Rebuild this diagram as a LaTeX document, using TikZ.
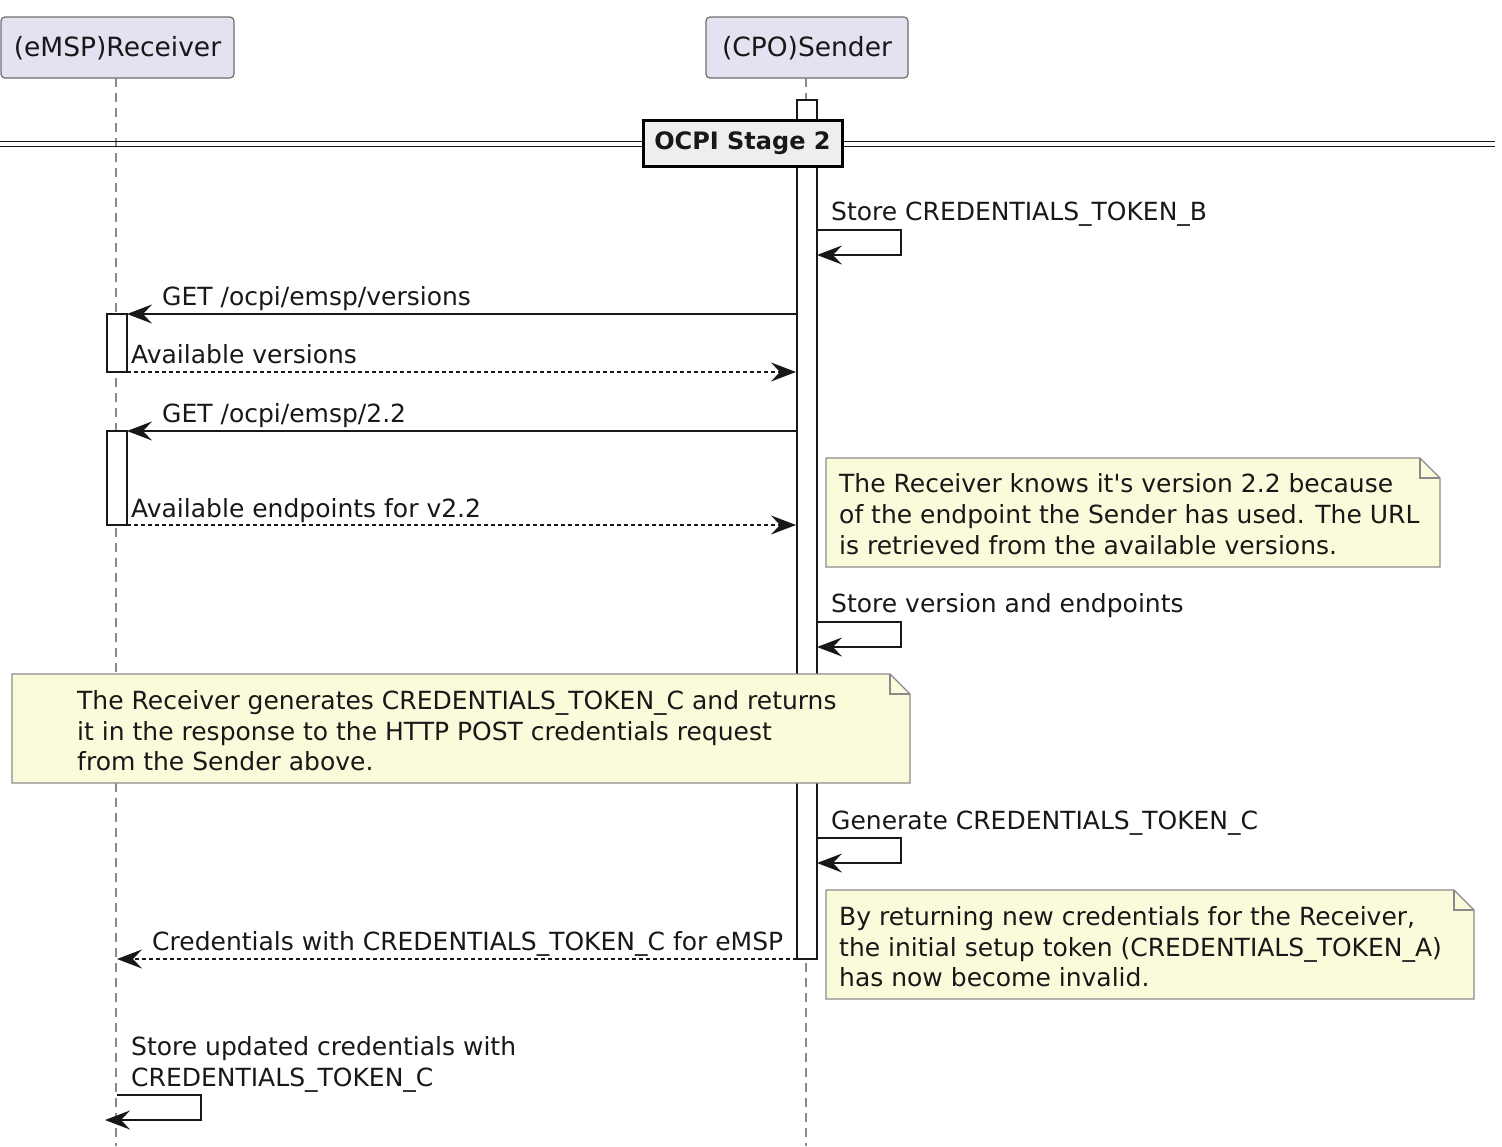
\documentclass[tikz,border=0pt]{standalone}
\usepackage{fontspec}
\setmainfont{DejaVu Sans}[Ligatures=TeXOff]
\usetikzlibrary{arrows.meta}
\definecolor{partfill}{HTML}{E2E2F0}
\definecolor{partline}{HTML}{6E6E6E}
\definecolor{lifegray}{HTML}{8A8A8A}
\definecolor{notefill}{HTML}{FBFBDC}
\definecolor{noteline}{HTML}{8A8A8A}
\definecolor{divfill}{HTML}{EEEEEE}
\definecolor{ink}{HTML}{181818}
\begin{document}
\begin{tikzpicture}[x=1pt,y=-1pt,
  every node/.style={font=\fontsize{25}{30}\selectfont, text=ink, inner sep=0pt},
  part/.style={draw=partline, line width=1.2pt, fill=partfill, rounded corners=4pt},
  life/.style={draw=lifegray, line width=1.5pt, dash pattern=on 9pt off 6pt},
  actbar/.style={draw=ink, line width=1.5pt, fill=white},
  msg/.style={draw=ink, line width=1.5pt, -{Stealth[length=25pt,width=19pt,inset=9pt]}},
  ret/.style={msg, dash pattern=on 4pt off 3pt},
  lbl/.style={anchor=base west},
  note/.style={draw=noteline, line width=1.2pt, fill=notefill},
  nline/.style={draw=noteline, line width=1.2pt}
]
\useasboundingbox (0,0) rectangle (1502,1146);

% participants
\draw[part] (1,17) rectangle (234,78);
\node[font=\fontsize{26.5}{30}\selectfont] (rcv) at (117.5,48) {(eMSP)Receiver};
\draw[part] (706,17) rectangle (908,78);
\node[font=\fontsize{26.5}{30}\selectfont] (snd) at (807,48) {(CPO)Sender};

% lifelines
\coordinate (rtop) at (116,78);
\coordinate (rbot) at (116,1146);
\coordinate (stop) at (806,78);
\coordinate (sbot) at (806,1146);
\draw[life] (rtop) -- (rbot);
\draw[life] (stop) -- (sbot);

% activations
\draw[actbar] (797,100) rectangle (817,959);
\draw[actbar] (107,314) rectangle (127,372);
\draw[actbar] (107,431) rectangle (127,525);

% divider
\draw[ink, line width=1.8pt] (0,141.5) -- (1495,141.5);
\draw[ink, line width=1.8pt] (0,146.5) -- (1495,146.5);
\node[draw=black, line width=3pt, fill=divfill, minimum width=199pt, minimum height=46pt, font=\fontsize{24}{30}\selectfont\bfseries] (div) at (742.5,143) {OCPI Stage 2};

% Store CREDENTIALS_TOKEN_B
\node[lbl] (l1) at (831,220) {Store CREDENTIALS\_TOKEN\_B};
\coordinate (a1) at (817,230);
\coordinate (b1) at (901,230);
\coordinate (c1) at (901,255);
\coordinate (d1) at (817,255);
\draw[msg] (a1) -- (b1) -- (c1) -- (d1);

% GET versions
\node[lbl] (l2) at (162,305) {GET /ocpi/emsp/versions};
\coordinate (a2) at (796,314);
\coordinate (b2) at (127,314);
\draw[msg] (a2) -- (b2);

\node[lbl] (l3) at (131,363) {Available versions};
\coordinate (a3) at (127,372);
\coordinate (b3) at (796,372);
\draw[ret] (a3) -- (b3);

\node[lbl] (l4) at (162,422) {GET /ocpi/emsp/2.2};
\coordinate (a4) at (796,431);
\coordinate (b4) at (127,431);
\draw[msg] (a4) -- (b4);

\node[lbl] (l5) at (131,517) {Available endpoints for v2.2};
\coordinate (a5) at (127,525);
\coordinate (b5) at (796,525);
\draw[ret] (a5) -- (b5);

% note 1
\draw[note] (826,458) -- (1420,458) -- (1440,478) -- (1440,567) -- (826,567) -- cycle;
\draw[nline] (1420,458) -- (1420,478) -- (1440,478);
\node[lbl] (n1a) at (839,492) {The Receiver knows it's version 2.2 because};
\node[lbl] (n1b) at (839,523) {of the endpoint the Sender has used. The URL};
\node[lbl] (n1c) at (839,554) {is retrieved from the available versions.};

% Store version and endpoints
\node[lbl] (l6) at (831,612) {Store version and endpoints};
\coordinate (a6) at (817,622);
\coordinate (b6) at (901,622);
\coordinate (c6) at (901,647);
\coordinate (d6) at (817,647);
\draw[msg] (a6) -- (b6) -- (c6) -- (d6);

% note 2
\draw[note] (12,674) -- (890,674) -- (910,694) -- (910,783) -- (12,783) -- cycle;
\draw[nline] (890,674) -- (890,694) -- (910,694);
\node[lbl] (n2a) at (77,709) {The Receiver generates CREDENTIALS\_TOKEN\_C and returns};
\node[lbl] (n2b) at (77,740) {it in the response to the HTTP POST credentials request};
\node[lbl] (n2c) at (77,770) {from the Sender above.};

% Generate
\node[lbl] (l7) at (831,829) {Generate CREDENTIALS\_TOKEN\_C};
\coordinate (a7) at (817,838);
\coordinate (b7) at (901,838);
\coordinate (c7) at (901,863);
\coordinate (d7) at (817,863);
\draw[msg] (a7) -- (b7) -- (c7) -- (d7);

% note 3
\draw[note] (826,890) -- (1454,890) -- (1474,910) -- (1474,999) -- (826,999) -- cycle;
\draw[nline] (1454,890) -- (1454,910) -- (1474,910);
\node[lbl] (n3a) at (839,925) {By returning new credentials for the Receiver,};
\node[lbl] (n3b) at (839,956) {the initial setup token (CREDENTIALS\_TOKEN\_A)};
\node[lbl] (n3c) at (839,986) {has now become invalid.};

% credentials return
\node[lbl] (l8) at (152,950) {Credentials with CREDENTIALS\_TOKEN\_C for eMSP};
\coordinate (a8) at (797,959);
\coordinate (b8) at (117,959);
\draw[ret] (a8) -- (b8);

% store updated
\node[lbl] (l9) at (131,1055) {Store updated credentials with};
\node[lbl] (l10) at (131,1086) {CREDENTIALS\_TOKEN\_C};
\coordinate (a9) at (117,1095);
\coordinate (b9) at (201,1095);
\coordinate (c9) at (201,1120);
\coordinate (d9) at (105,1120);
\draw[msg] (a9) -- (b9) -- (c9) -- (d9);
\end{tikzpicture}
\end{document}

------------------------------------

Objective: Retype everything in the material word for word, minus pictures.

Finished answer:
Rebuild this diagram as a LaTeX document, using TikZ.
\documentclass[tikz,border=0pt]{standalone}
\usepackage{fontspec}
\setmainfont{DejaVu Sans}[Ligatures=TeXOff]
\usetikzlibrary{arrows.meta}
\definecolor{partfill}{HTML}{E2E2F0}
\definecolor{partline}{HTML}{6E6E6E}
\definecolor{lifegray}{HTML}{8A8A8A}
\definecolor{notefill}{HTML}{FBFBDC}
\definecolor{noteline}{HTML}{8A8A8A}
\definecolor{divfill}{HTML}{EEEEEE}
\definecolor{ink}{HTML}{181818}
\begin{document}
\begin{tikzpicture}[x=1pt,y=-1pt,
  every node/.style={font=\fontsize{25}{30}\selectfont, text=ink, inner sep=0pt},
  part/.style={draw=partline, line width=1.2pt, fill=partfill, rounded corners=4pt},
  life/.style={draw=lifegray, line width=1.5pt, dash pattern=on 9pt off 6pt},
  actbar/.style={draw=ink, line width=1.5pt, fill=white},
  msg/.style={draw=ink, line width=1.5pt, -{Stealth[length=25pt,width=19pt,inset=9pt]}},
  ret/.style={msg, dash pattern=on 4pt off 3pt},
  lbl/.style={anchor=base west},
  note/.style={draw=noteline, line width=1.2pt, fill=notefill},
  nline/.style={draw=noteline, line width=1.2pt}
]
\useasboundingbox (0,0) rectangle (1502,1146);

% participants
\draw[part] (1,17) rectangle (234,78);
\node[font=\fontsize{26.5}{30}\selectfont] (rcv) at (117.5,48) {(eMSP)Receiver};
\draw[part] (706,17) rectangle (908,78);
\node[font=\fontsize{26.5}{30}\selectfont] (snd) at (807,48) {(CPO)Sender};

% lifelines
\coordinate (rtop) at (116,78);
\coordinate (rbot) at (116,1146);
\coordinate (stop) at (806,78);
\coordinate (sbot) at (806,1146);
\draw[life] (rtop) -- (rbot);
\draw[life] (stop) -- (sbot);

% activations
\draw[actbar] (797,100) rectangle (817,959);
\draw[actbar] (107,314) rectangle (127,372);
\draw[actbar] (107,431) rectangle (127,525);

% divider
\draw[ink, line width=1.8pt] (0,141.5) -- (1495,141.5);
\draw[ink, line width=1.8pt] (0,146.5) -- (1495,146.5);
\node[draw=black, line width=3pt, fill=divfill, minimum width=199pt, minimum height=46pt, font=\fontsize{24}{30}\selectfont\bfseries] (div) at (742.5,143) {OCPI Stage 2};

% Store CREDENTIALS_TOKEN_B
\node[lbl] (l1) at (831,220) {Store CREDENTIALS\_TOKEN\_B};
\coordinate (a1) at (817,230);
\coordinate (b1) at (901,230);
\coordinate (c1) at (901,255);
\coordinate (d1) at (817,255);
\draw[msg] (a1) -- (b1) -- (c1) -- (d1);

% GET versions
\node[lbl] (l2) at (162,305) {GET /ocpi/emsp/versions};
\coordinate (a2) at (796,314);
\coordinate (b2) at (127,314);
\draw[msg] (a2) -- (b2);

\node[lbl] (l3) at (131,363) {Available versions};
\coordinate (a3) at (127,372);
\coordinate (b3) at (796,372);
\draw[ret] (a3) -- (b3);

\node[lbl] (l4) at (162,422) {GET /ocpi/emsp/2.2};
\coordinate (a4) at (796,431);
\coordinate (b4) at (127,431);
\draw[msg] (a4) -- (b4);

\node[lbl] (l5) at (131,517) {Available endpoints for v2.2};
\coordinate (a5) at (127,525);
\coordinate (b5) at (796,525);
\draw[ret] (a5) -- (b5);

% note 1
\draw[note] (826,458) -- (1420,458) -- (1440,478) -- (1440,567) -- (826,567) -- cycle;
\draw[nline] (1420,458) -- (1420,478) -- (1440,478);
\node[lbl] (n1a) at (839,492) {The Receiver knows it's version 2.2 because};
\node[lbl] (n1b) at (839,523) {of the endpoint the Sender has used. The URL};
\node[lbl] (n1c) at (839,554) {is retrieved from the available versions.};

% Store version and endpoints
\node[lbl] (l6) at (831,612) {Store version and endpoints};
\coordinate (a6) at (817,622);
\coordinate (b6) at (901,622);
\coordinate (c6) at (901,647);
\coordinate (d6) at (817,647);
\draw[msg] (a6) -- (b6) -- (c6) -- (d6);

% note 2
\draw[note] (12,674) -- (890,674) -- (910,694) -- (910,783) -- (12,783) -- cycle;
\draw[nline] (890,674) -- (890,694) -- (910,694);
\node[lbl] (n2a) at (77,709) {The Receiver generates CREDENTIALS\_TOKEN\_C and returns};
\node[lbl] (n2b) at (77,740) {it in the response to the HTTP POST credentials request};
\node[lbl] (n2c) at (77,770) {from the Sender above.};

% Generate
\node[lbl] (l7) at (831,829) {Generate CREDENTIALS\_TOKEN\_C};
\coordinate (a7) at (817,838);
\coordinate (b7) at (901,838);
\coordinate (c7) at (901,863);
\coordinate (d7) at (817,863);
\draw[msg] (a7) -- (b7) -- (c7) -- (d7);

% note 3
\draw[note] (826,890) -- (1454,890) -- (1474,910) -- (1474,999) -- (826,999) -- cycle;
\draw[nline] (1454,890) -- (1454,910) -- (1474,910);
\node[lbl] (n3a) at (839,925) {By returning new credentials for the Receiver,};
\node[lbl] (n3b) at (839,956) {the initial setup token (CREDENTIALS\_TOKEN\_A)};
\node[lbl] (n3c) at (839,986) {has now become invalid.};

% credentials return
\node[lbl] (l8) at (152,950) {Credentials with CREDENTIALS\_TOKEN\_C for eMSP};
\coordinate (a8) at (797,959);
\coordinate (b8) at (117,959);
\draw[ret] (a8) -- (b8);

% store updated
\node[lbl] (l9) at (131,1055) {Store updated credentials with};
\node[lbl] (l10) at (131,1086) {CREDENTIALS\_TOKEN\_C};
\coordinate (a9) at (117,1095);
\coordinate (b9) at (201,1095);
\coordinate (c9) at (201,1120);
\coordinate (d9) at (105,1120);
\draw[msg] (a9) -- (b9) -- (c9) -- (d9);
\end{tikzpicture}
\end{document}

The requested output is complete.